Rigidity and Toeplitz systems
Henk Bruin, Olena Karpel, Piotr Oprocha, Silvia Radinger
TL;DR
The paper addresses when Cantor dynamical systems exhibit measure-theoretic rigidity, focusing on Toeplitz and enumeration systems. It develops a Bratteli-Vershik toolkit to control invariant measures and prove rigidity for certain extensions from odometers, while also constructing counterexamples (e.g., a zero-entropy Toeplitz system not partially rigid) and identifying classes (such as some enumeration systems) that are partially rigid. A notable result is the construction of a minimal $S$-adic Toeplitz subshift with countably many ergodic invariant measures rigid for the same sequence, illustrating nuanced rigidity phenomena across systems. Overall, the work clarifies how rigidity properties interact with entropy, mixing, and the Bratteli-Vershik structure, guiding the design of Cantor systems with prescribed rigidity behavior.
Abstract
The aim of this paper is to study measure-theoretical rigidity and partial rigidity for classes of Cantor dynamical systems including Toeplitz systems and enumeration systems.
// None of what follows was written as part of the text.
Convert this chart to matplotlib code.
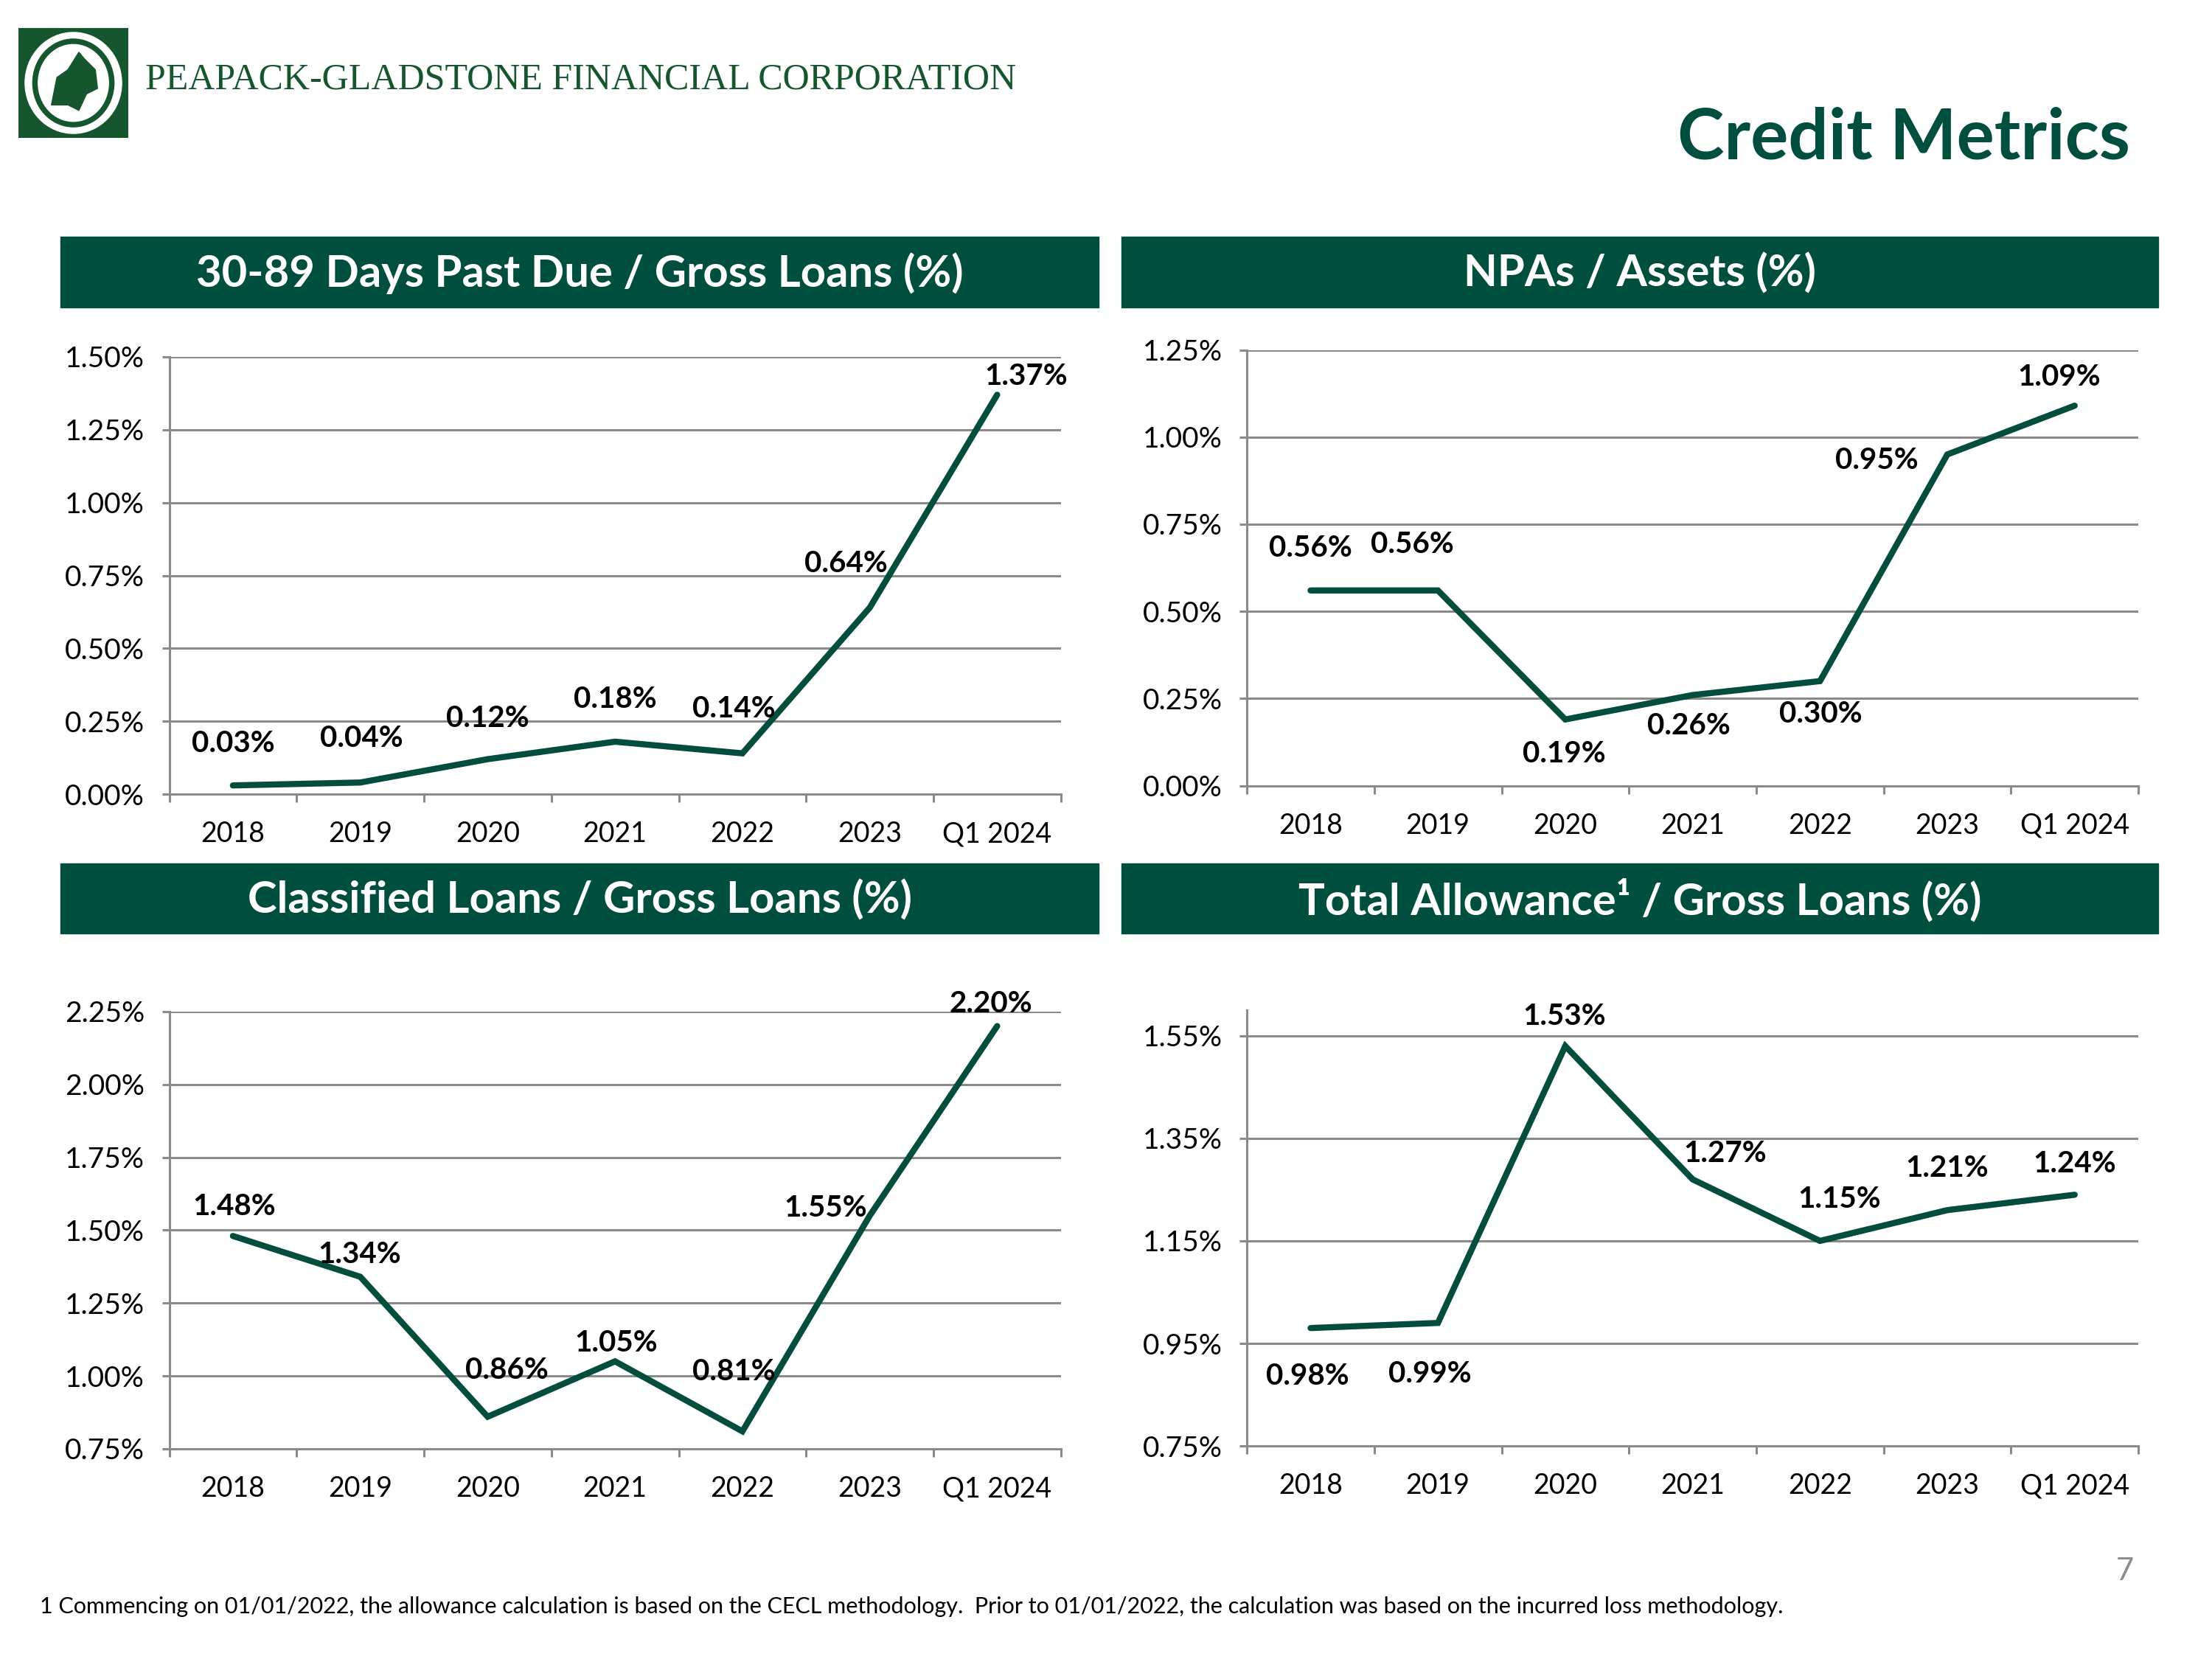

We use Bratteli diagrams to control invariant measures that are produced in our constructions. This leads to systems with desired properties. Among other things, we show that there exist Toeplitz systems with zero entropy which are not partially measure-theoretically rigid with respect to any of its invariant measures. We investigate enumeration systems defined by a linear recursion, prove that all such systems are partially rigid and present an example of an enumeration system which is not measure-theoretically rigid. We construct a minimal $\mathcal{S}$-adic Toeplitz subshift which has countably infinitely many ergodic invariant probability measures which are rigid for the same rigidity sequence.